Justinus asked if he could give me “the tradition”. Of course, I said, I would welcome such a gift. I felt a tingle at the base of my spine. Something was attaching itself to it, and then beginning to grow up around my spine like a rambling rose. In my head it was exactly that – a rose or climbing flower that was wrapping itself around the core of my being. I felt like I was being “imbued” with plant lore. Maybe I was just being decorated!
Our discussion ended with lots of thanks and respect. When I came to research who Justinus could have been I found one possible candidate – Iestyn (Justinus) who founded a church on Anglesey in the 6th or 7th Century. His dates of birth and death are not recorded but he is depicted as carrying a staff and a scroll, and his church is not far from Moelfre, being in Llaniestyn on the eastern side of Anglesey.

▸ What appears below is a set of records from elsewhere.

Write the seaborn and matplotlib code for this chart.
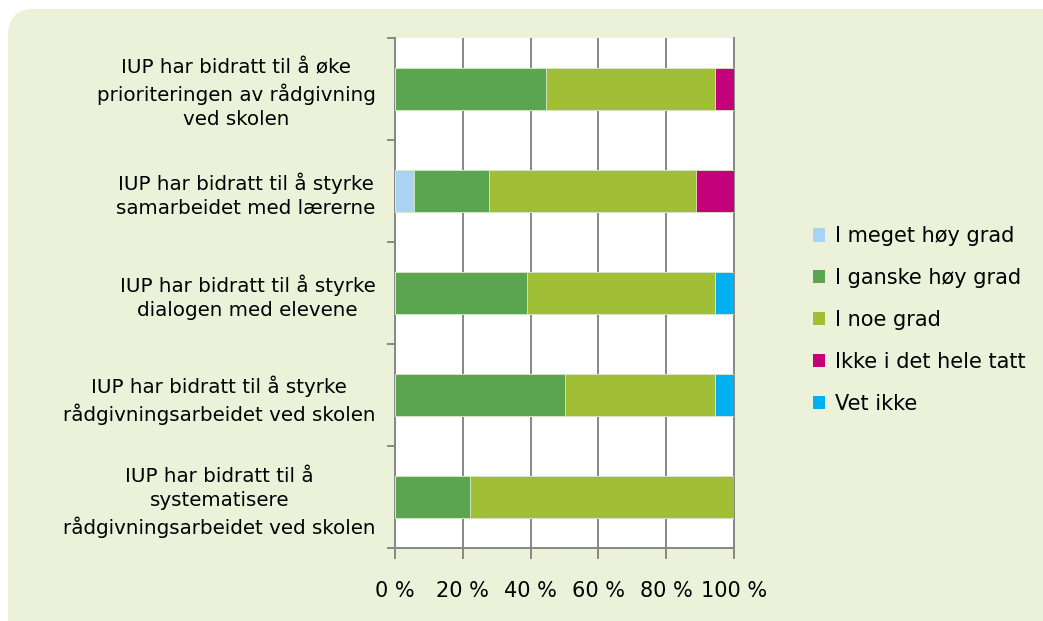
import numpy as np
import pandas as pd
import matplotlib
matplotlib.use("Agg")
import matplotlib.pyplot as plt
from matplotlib.patches import Patch, FancyBboxPatch
import seaborn as sns

# Data (percent of respondents)
statements = [
    "IUP har bidratt til å øke\nprioriteringen av rådgivning\nved skolen",
    "IUP har bidratt til å styrke\nsamarbeidet med lærerne",
    "IUP har bidratt til å styrke\ndialogen med elevene",
    "IUP har bidratt til å styrke\nrådgivningsarbeidet ved skolen",
    "IUP har bidratt til å\nsystematisere\nrådgivningsarbeidet ved skolen",
]
series = ["I meget høy grad", "I ganske høy grad", "I noe grad",
          "Ikke i det hele tatt", "Vet ikke"]
meget_hoy = [0.0, 5.6, 0.0, 0.0, 0.0]
ganske_hoy = [44.4, 22.2, 38.9, 50.0, 22.2]
noe_grad = [50.0, 61.1, 55.6, 44.4, 77.8]
ikke = [5.6, 11.1, 0.0, 0.0, 0.0]
vet_ikke = [0.0, 0.0, 5.5, 5.6, 0.0]
colors = ["#A9D3F3", "#5BA551", "#A0BF37", "#C4007A", "#00B0F0"]
xticks = [0, 20, 40, 60, 80, 100]

df = pd.DataFrame({"statement": statements})
values = [meget_hoy, ganske_hoy, noe_grad, ikke, vet_ikke]
cum = np.cumsum(np.array(values), axis=0)

sns.set_style("white")
plt.rcParams["font.family"] = ["DejaVu Sans"]
plt.rcParams["text.color"] = "black"
plt.rcParams["xtick.labelcolor"] = "black"
plt.rcParams["ytick.labelcolor"] = "black"

fig = plt.figure(figsize=(10.43, 6.21), dpi=100, facecolor="white")
bg = FancyBboxPatch((8 / 1043, -0.1), 1.2, 1.1 - 9 / 621,
                    boxstyle="round,pad=0,rounding_size=0.025",
                    transform=fig.transFigure, facecolor="#EBF2D9",
                    edgecolor="none", zorder=-5, mutation_aspect=1043 / 621)
fig.patches.append(bg)

ax = fig.add_axes([395 / 1043, 73 / 621, 339 / 1043, 510 / 621])
ax.set_zorder(2)
ax.set_facecolor("white")

# stacked bars: draw cumulative totals from the last series backwards
for i in range(len(series) - 1, -1, -1):
    df["val"] = cum[i]
    sns.barplot(data=df, x="val", y="statement", color=colors[i], orient="h",
                width=0.41, saturation=1, edgecolor="#DCE9CF", linewidth=0.6,
                ax=ax, zorder=3)

ax.set_xlim(0, 100)
ax.set_ylim(4.5, -0.5)
ax.set_xticks(xticks)
ax.set_xticklabels([f"{t} %" for t in xticks], fontsize=15)
ax.xaxis.grid(True, color="#878787", linewidth=1.4, zorder=1)
ax.set_axisbelow(True)
ax.set_xlabel("")
ax.set_ylabel("")
ax.spines["top"].set_visible(False)
for s in ["left", "bottom", "right"]:
    ax.spines[s].set_color("#878787")
    ax.spines[s].set_linewidth(1.4)
ax.tick_params(axis="x", length=8, width=1.4, color="#878787", pad=16,
               bottom=True)
ax.tick_params(axis="y", which="major", length=0, pad=14, labelsize=14.3)
ax.set_yticks(np.arange(-0.5, 5, 1), minor=True)
ax.tick_params(axis="y", which="minor", length=6, width=1.4,
               color="#878787", left=True)
for t in ax.get_yticklabels():
    t.set_multialignment("center")
    t.set_linespacing(1.35)

handles = [Patch(facecolor=c, edgecolor="none") for c in colors]
fig.legend(handles, series, loc="center left",
           bbox_to_anchor=(794 / 1043, 1 - 320 / 621), frameon=False,
           fontsize=15, handlelength=0.6, handleheight=0.6,
           handletextpad=0.45, labelspacing=1.05)

fig.savefig("out.png", dpi=100, facecolor="white")
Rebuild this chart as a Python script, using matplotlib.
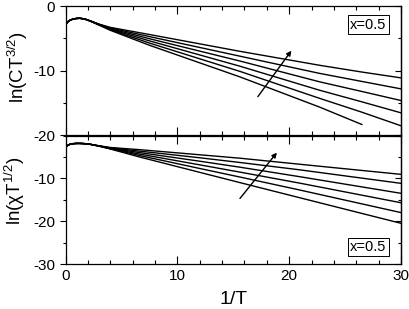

It seems I had met the spiritual remains of Iestyn, and I wonder now whether I was drawn to the site deliberately to have this meeting?
Lligwy’s sound chamber
Down the road from Din Lligwy is the fabulous chamber that we have visited many times before. We have discovered that the chamber has unusual sound effects for the person inside when notes, humming and other tuneful sounds are made around the chamber’s exterior. Who knows what trance state the person inside would get into if a live band were playing outside?! It would be mind-blowing.
Kal was interested in taking his quest further here, but I was simply interested in re-affirming the strange sonic effects that the chamber allows. I lay in the chamber for a while as Kal walked around making tones, and the effects were once more inspirational. I sank into an almost sleep state and talked with Gwyn/Herne. I descended deep into the spiritual forest and in a clearing I saw him surrounded by his hounds, warming by a blazing fire. We talked and agreed to be at each others call.
His parting words were that it would be much easier for me to call him if I used my staff. I understood, but I have been trying to work this year’s path without additional implements, so although I know things would be easier with rods, incense, staff and crystals I have been doing my utmost not to use them unless I’m stuck. You see, this is the way of The Doubtful Path, and this year I’m sticking to my task.